While Jerry Sr. was here, we took him on two different hikes which he later said he really enjoyed. Jerry and I strongly believe that time in nature can help everyone in any situation (and while we know it’s not going to magically cure him of the difficulty he’s having), positive self care outlets are crucial to healing while grieving.
After our day hikes, in the late afternoon and evenings, I would cook for us all and clean up while Jerry and his dad had many heart to hearts about how they’re feeling and coping now without her here.
I grieve because Bridget was always so welcoming, loving and supportive (she always had been from the first time she met me almost 12 years ago). Also, she herself had a strong willed child (Jerry) and I felt like she was the only person who truly understood how Connor was as an infant and little kid because his father was very similar to him. It was comforting to hear her stories about Jerry growing up; I knew I wasn’t alone and that it will pass and he’ll be just as wonderful as his father.

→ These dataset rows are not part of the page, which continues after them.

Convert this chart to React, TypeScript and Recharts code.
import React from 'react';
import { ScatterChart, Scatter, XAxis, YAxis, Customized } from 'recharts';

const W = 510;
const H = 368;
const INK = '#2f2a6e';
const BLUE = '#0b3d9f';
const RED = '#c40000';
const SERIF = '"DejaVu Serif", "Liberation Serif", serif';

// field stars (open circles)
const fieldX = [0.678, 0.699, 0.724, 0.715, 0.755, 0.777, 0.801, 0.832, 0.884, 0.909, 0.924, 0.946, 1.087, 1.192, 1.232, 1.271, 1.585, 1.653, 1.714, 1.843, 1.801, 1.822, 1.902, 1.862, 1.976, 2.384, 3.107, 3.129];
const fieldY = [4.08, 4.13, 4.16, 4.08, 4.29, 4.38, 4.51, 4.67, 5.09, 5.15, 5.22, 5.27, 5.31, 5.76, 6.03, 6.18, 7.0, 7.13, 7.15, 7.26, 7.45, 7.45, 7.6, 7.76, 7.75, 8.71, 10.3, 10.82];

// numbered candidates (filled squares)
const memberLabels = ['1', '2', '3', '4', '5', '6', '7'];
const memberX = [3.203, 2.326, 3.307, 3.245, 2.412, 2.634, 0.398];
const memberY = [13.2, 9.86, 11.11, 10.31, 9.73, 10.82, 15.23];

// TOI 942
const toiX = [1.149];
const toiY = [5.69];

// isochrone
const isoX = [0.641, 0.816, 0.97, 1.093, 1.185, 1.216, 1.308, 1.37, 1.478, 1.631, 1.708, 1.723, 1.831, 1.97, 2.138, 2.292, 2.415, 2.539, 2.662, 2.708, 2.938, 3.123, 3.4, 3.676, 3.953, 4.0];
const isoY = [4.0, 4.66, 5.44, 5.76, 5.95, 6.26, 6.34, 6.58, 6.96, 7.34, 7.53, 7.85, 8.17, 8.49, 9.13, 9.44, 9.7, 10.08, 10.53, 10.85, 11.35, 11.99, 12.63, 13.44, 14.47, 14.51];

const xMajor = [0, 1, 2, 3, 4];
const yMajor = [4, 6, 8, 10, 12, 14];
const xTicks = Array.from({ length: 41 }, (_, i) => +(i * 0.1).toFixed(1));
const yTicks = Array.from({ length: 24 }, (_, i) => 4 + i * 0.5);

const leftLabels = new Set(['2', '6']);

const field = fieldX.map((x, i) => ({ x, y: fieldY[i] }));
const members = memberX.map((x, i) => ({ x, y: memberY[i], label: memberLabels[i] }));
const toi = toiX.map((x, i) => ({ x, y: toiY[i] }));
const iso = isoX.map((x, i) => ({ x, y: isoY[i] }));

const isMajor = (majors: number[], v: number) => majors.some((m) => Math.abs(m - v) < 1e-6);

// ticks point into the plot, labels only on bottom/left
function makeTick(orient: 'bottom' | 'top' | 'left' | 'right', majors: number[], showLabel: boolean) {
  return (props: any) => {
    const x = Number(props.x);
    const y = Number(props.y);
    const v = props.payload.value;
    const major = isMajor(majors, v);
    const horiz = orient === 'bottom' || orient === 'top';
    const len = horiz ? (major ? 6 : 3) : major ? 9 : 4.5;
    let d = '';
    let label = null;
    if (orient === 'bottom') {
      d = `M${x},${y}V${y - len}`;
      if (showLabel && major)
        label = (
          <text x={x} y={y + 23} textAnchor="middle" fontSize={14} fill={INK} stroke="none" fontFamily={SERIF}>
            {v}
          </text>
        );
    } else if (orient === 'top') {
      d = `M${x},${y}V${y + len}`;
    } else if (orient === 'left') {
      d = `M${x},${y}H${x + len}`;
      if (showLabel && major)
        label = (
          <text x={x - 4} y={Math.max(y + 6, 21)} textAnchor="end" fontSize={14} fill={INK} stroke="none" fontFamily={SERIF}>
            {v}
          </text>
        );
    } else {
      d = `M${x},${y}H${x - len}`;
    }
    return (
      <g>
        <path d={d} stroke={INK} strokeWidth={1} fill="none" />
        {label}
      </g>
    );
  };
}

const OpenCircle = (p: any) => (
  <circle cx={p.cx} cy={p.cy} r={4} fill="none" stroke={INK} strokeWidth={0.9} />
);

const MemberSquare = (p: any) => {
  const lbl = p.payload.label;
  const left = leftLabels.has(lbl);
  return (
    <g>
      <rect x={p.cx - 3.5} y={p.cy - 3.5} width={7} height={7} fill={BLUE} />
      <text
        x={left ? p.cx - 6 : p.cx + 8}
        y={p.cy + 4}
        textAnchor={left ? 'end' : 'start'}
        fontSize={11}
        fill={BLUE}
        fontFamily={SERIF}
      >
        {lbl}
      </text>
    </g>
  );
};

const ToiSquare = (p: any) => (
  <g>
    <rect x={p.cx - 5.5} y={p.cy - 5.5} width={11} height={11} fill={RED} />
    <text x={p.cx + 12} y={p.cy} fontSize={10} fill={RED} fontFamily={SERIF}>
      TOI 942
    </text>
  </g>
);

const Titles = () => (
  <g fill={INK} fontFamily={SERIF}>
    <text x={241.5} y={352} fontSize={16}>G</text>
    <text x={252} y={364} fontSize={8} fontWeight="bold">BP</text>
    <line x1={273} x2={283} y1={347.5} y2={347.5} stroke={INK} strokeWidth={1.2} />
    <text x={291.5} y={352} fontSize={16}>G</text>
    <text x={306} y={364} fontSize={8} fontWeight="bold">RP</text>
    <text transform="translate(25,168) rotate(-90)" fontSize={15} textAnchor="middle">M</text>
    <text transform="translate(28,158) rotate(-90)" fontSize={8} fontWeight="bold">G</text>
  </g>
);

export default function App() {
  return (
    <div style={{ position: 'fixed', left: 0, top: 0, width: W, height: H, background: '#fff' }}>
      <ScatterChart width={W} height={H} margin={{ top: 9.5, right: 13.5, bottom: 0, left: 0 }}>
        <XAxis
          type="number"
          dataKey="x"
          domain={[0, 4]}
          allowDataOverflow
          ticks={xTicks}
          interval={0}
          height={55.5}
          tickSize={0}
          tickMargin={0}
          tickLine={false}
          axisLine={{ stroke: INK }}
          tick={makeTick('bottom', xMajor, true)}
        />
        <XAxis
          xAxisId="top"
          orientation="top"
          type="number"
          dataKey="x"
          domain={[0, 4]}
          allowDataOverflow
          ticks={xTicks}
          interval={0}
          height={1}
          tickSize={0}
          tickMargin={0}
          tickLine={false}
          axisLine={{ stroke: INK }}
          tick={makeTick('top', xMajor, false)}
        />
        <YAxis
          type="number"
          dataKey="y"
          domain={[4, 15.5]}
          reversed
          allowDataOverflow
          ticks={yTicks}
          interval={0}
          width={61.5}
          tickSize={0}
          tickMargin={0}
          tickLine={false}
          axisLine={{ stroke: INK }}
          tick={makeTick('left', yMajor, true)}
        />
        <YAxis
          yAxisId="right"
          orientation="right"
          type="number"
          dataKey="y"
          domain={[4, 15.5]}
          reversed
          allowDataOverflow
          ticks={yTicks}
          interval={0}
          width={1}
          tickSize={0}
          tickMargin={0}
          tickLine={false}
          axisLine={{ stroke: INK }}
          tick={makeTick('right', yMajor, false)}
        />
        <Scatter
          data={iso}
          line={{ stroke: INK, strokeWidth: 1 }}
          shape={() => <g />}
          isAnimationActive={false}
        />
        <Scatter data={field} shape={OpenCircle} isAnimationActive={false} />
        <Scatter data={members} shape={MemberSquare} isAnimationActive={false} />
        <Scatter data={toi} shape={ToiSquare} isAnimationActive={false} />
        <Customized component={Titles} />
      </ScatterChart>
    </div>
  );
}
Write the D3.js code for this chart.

I always thanked Bridget for raising Jerry to be the husband and father he is today because of the values she instilled in him at a young age. I am so grateful I was able to tell her that when I had the chances. A couple weeks before she died, we had spoken on the phone and talked about helping them as they got older if they needed it (which always surprised her when we said that). She would say, “Thank you, Heather, you don’t see too many daughter in laws who would do that!” We are just so heartbroken that we won’t get to spend more time with her but we will hold onto the memories we do have. And we will always share stories and photos with Connor so that he can remember her, too.